=== Data excerpt ===

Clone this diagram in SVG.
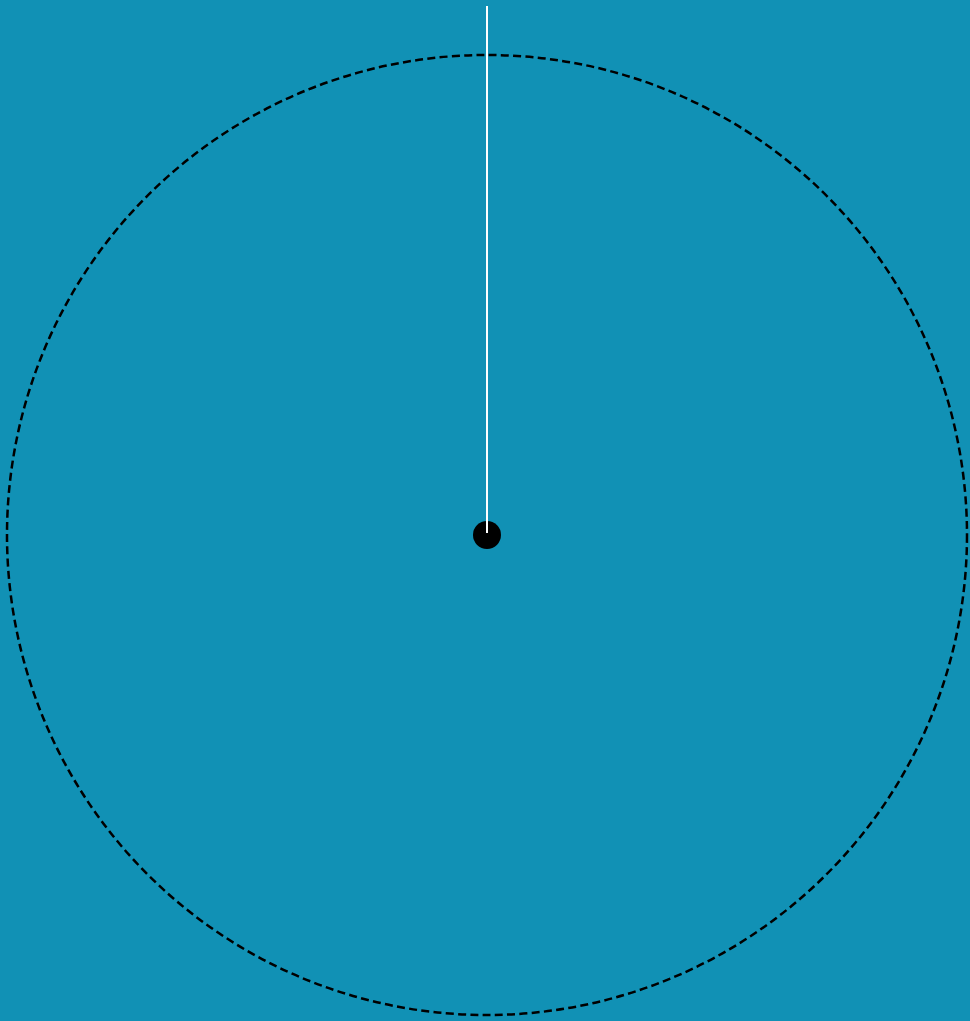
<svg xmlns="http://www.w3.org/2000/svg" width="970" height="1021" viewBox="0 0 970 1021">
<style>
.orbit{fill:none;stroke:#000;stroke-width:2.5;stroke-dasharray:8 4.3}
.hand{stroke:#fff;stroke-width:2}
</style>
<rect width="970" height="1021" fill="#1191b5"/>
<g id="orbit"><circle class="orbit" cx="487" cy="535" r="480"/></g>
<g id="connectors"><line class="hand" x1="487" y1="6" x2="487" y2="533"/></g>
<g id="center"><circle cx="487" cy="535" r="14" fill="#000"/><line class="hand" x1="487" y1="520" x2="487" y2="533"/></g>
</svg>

===

### Work to complete
Transcribe all the data word for word; the images stay out.

### Answer to this exercise
Clone this diagram in SVG.
<svg xmlns="http://www.w3.org/2000/svg" width="970" height="1021" viewBox="0 0 970 1021">
<style>
.orbit{fill:none;stroke:#000;stroke-width:2.5;stroke-dasharray:8 4.3}
.hand{stroke:#fff;stroke-width:2}
</style>
<rect width="970" height="1021" fill="#1191b5"/>
<g id="orbit"><circle class="orbit" cx="487" cy="535" r="480"/></g>
<g id="connectors"><line class="hand" x1="487" y1="6" x2="487" y2="533"/></g>
<g id="center"><circle cx="487" cy="535" r="14" fill="#000"/><line class="hand" x1="487" y1="520" x2="487" y2="533"/></g>
</svg>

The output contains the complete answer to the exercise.